In Cloudsplitter, his novel about the abolitionist John Brown, Russell Banks writes, “Truth is shaped strictly by the needs of those who wish to receive it.” When I was a young student in suburban New Orleans in the 1950s, there was only one way to tell the story of John Brown – he was a homicidal maniac, a crazy man who murdered to no purpose. Students in the North probably learned a slightly different picture of Brown, but since he threatened established order I figure even Yankee kids got a negative idea of him. Later, as a white adult striving to be anti-racist, I looked at John Brown with new eyes, learned of his religious convictions and saw how his complete dedication to ending a violent system led him, almost against his personal convictions, to using violence as means of ending the evil of slavery. I learned also that Unitarian heroes of mine, such as Theodore Parker, had known and supported Brown and did not think him crazy.

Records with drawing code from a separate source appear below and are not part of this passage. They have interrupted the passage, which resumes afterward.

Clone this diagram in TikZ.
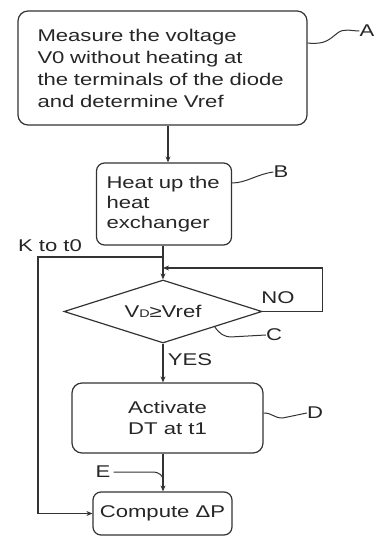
\documentclass[tikz,border=0pt]{standalone}
\usepackage{fontspec}
\setmainfont[FakeStretch=1.3]{Liberation Sans}
\usetikzlibrary{shapes.geometric,arrows.meta,calc}
\begin{document}
\begin{tikzpicture}[x=1pt,y=-1pt,
 box/.style={draw=black!80,line width=1.2pt,rounded corners=10pt,inner sep=0pt},
 txt/.style={font=\fontsize{17}{22}\selectfont,text=black!85},
 arr/.style={draw=black!80,line width=1.1pt,-{Stealth[length=6pt,width=5pt]}},
 ln/.style={draw=black!80,line width=1pt},
 lbl/.style={font=\fontsize{17}{20}\selectfont,text=black!85,inner sep=0pt}]
\useasboundingbox (0,0) rectangle (375,537);
% boxes
\node[box,txt,minimum width=289pt,minimum height=114pt,text width=250pt,align=left] (A) at (162.5,68) {Measure the voltage\\V0 without heating at\\the terminals of the diode\\and determine Vref};
\node[box,rounded corners=8pt,minimum width=135pt,minimum height=82pt,text width=115pt,align=left,font=\fontsize{17}{20}\selectfont,text=black!85] (B) at (164,204) {Heat up the\\heat\\exchanger};
\node[diamond,draw=black!80,line width=1.2pt,minimum width=198pt,minimum height=63pt,inner sep=0pt,aspect=3.14,txt] (C) at (163,311.5) {V{\fontsize{11}{11}\selectfont D}≥Vref};
\node[box,txt,minimum width=191pt,minimum height=70pt,align=center,font=\fontsize{17}{21}\selectfont] (D) at (167.5,418) {Activate\\DT at t1};
\node[box,txt,rounded corners=8pt,minimum width=139pt,minimum height=43pt] (P) at (162.5,513.5) {Compute ΔP};
% labels
\node[lbl] (la) at (367,31) {A};
\node[lbl] (lb) at (281,172) {B};
\node[lbl] (lc) at (274,335) {C};
\node[lbl] (ld) at (315,413) {D};
\node[lbl] (le) at (103,472) {E};
\node[lbl] (no) at (278,298) {NO};
\node[lbl] (yes) at (190,360) {YES};
\node[lbl] (kt) at (50,246) {K to t0};
% helper coordinates
\coordinate (ax) at (168,0);
\coordinate (bx) at (163,0);
\coordinate (j1) at (163,257);
\coordinate (j2) at (163,268);
\coordinate (kc) at (38,257);
% connectors
\draw[arr] (A.south -| ax) -- (B.north -| ax);
\draw[arr] (B.south -| bx) -- (C.north);
\draw[arr] (C.east) -- ++(60,0) |- (j2);
\draw[arr] (j1) -- (kc) |- (P.west);
\draw[arr] (C.south) -- (D.north -| C.south);
\draw[arr] (D.south -| bx) -- (P.north -| bx);
% leader squiggles
\draw[ln] ($(A.east)+(0,-25)$) .. controls +(18,2) and +(-8,6) .. ($(A.east)+(30,-35)$) .. controls +(6,-5) and +(-8,0) .. (la.west);
\draw[ln] ($(B.east)+(0,-21)$) .. controls +(14,0) and +(-16,2) .. (lb.west);
\draw[ln] ($(C.east)!0.48!(C.south)$) .. controls +(5,7) and +(-8,0) .. ++(17,10) -- (lc.west);
\draw[ln] ($(D.east)+(0,-5)$) .. controls +(9,0) and +(-9,0) .. ++(19,5) -- (ld.west);
\draw[ln] (le.east) ++(3,0) -- (152,472) .. controls (160,472) and (163,476) .. (163,480);
\end{tikzpicture}
\end{document}
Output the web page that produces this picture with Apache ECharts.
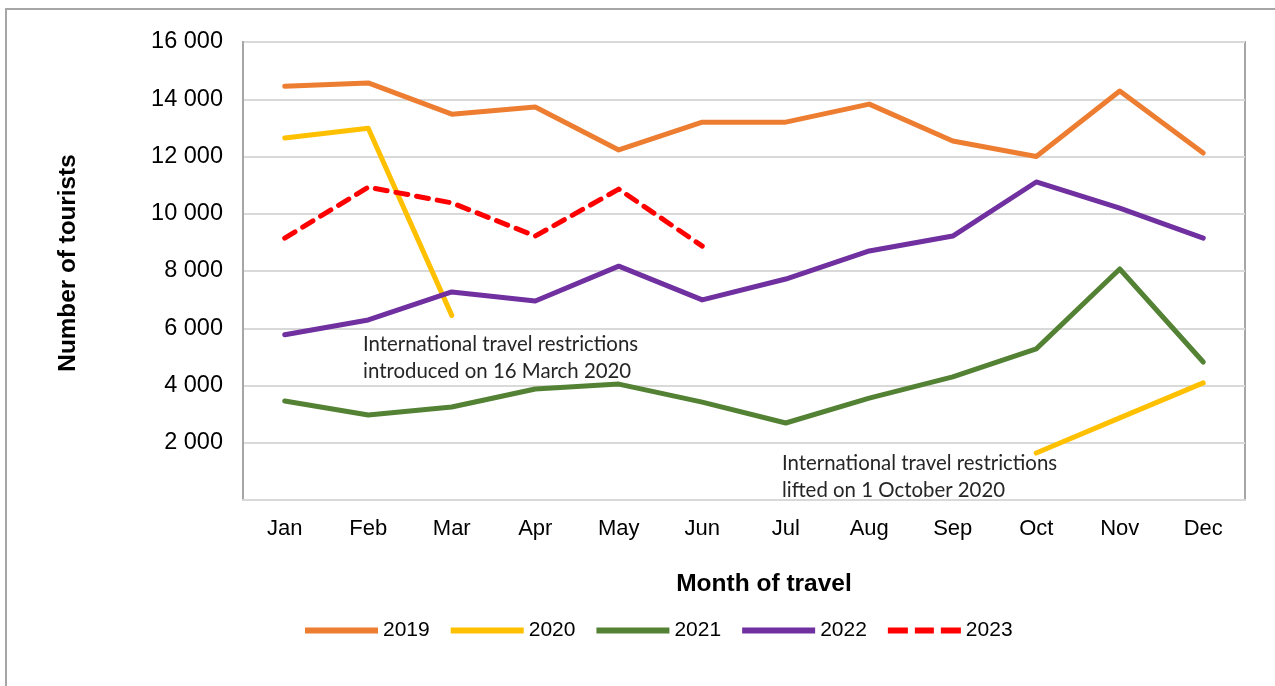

And it’s not just John Brown. As Louisianians, what do we know about Governor Pinckney Benton Stewart Pinchback, the first African-American governor of Louisiana (indeed, the ONLY African-American governor we have ever had in this state), the first African-American governor of ANY state. If you cannot remember anything positive about him from your Louisiana history classes, you might want to think whose interests are served by the deliberate denigration of this historic figure; or if you cannot remember anything at all him, you may want to reflect on who benefits from this collective forgetting. Part of learning to be anti-racist and anti-oppressive is to seek out the mistold and misremembered pieces of our local history, and our country’s history, to bring to light all the viewpoints and stories that are hidden and kept in the background. History is usually written, as the saying goes, by the winners, but real history, deep history, involves knowing what the losers thought as well.

“Truth is shaped strictly by the needs of those who wish to receive it.” It is not just the histories we are taught or the stories that we hear that we need to be wary of – it’s the stories we tell ourselves. A friend of mine used to say, “We’re always the hero in the movie of our own lives.” We generally credit ourselves with good motives, even when we mess up, and nearly always do the same with the people we love and feel close to, while most of us have trouble extending the same benefit of the doubt to those we dislike or disagree with, or those we are angry at. It is the opposite of what the peasant said in the movie Rashomon – sometimes we just want to forget the good stuff, and believe in the made-up bad stuff.

Point of view is important. Who’s telling the story matters – in our families, our relationships, our workplaces, our church, our state, and our country. In order to analyze any story we hear, and to honor the first principle of Unitarian Universalism, we have to ask ourselves, Whose point of view is this? Whose interests are served telling the story this way? What is the context or backstory? Are there any other interpretations that would also make sense? Whose point of view is left out? And when tempted to repeat a story, we should ask, Does retelling this story help to strengthen relationships and help the community, or might it have the opposite effect?

Let us dedicate ourselves to the health of our liberal religious movement and the state we love, and commit ourselves to actions that uphold human dignity and worth and strengthen our relationships. May this be so! AMEN – ASHE – SHALOM – SALAAM – NAMASTE – BLESSED BE!